Michigan lawmaker will ask state Senate to condemn 'attempted coup'
Lansing — Democratic state Sen. Adam Hollier plans to ask his colleagues to condemn violence that took place at the U.S. Capitol and false claims about the November election during the first meeting of Michigan's 2021 session on Wednesday.
The Detroit lawmaker, who's known for working across the aisle, said the state can't move forward if officials are "still litigating" whether President-elect Joe Biden won the election. Biden beat President Donald Trump in Michigan 51%-48% or by 154,000 votes, but some of Trump's supporters have continued to raise unsubstantiated doubts about the result.
Legislators need to come together to boost the economy and combat the COVID-19 pandemic, Hollier said in a Monday interview.
“It is hard to believe that we can agree on any of those things if we can’t agree that what happened at the nation’s Capitol was unacceptable," he said.
Last week, thousands of Trump supporters stormed the U.S. Capitol as Congress convened to count the electoral votes. Federal lawmakers evacuated their chambers. The insurrection led to five deaths, arrests, FBI inquiries and calls for the president to be removed from office.
Hollier's upcoming resolution asks leaders across the country to "unite to denounce the terror brought to our Capitol and move the country forward peacefully." According to a draft, the resolution also asks the Senate to condemn "the attempted coup to overturn the 2020 presidential election at the U.S. Capitol and state emphatically that there is no place for further undermining the 2020 November election with baseless conspiracy theories."
The Detroit legislator plans to introduce the resolution on Wednesday, the first day the Michigan House and Senate will meet this year.

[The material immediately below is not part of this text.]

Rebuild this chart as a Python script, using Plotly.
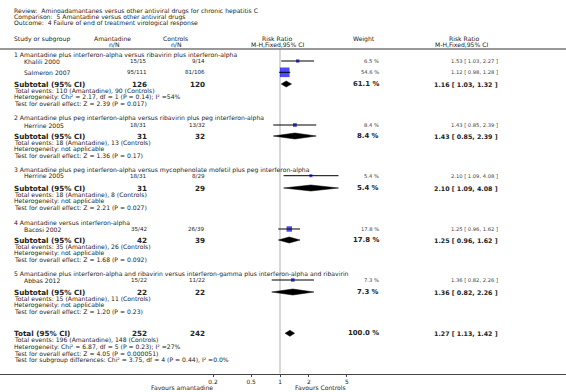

Republicans who control the Senate will have to decide whether to approve it. Senate Majority Leader Mike Shirkey, R-Clarklake "absolutely condemns violence," his spokeswoman Amber McCann said Monday.
"He looks forward to reviewing the language of Sen. Hollier's resolution," she said of Shirkey.
The GOP Senate leader has previously said that investigating the 2020 election will be a priority this year. But he's also said lawmakers "have not discovered anything yet" that would make him support overturning the result.
Hollier represents a city that's been at the center of unproven claims of fraud focused on the Nov. 3 election. The TCF Center, where absentee ballots were counted in Detroit, has been the subject of lawsuits and scrutiny from supporters of the president. Among other claims about Detroit, Trump has falsely said more ballots were cast in Detroit than there are voters. Turnout in the city was 51%.
"It is impossible to trust somebody who doesn’t believe that Joe Biden won this election. Because he did," said Hollier, who was at TCF Center on the day after Election Day as ballots were still being counted there.
Eleven Republicans who serve in the Michigan Senate signed a letter last week asking Congress to pursue "every available option and procedure to examine the credible allegations of election-related concerns surrounding fraud and irregularities."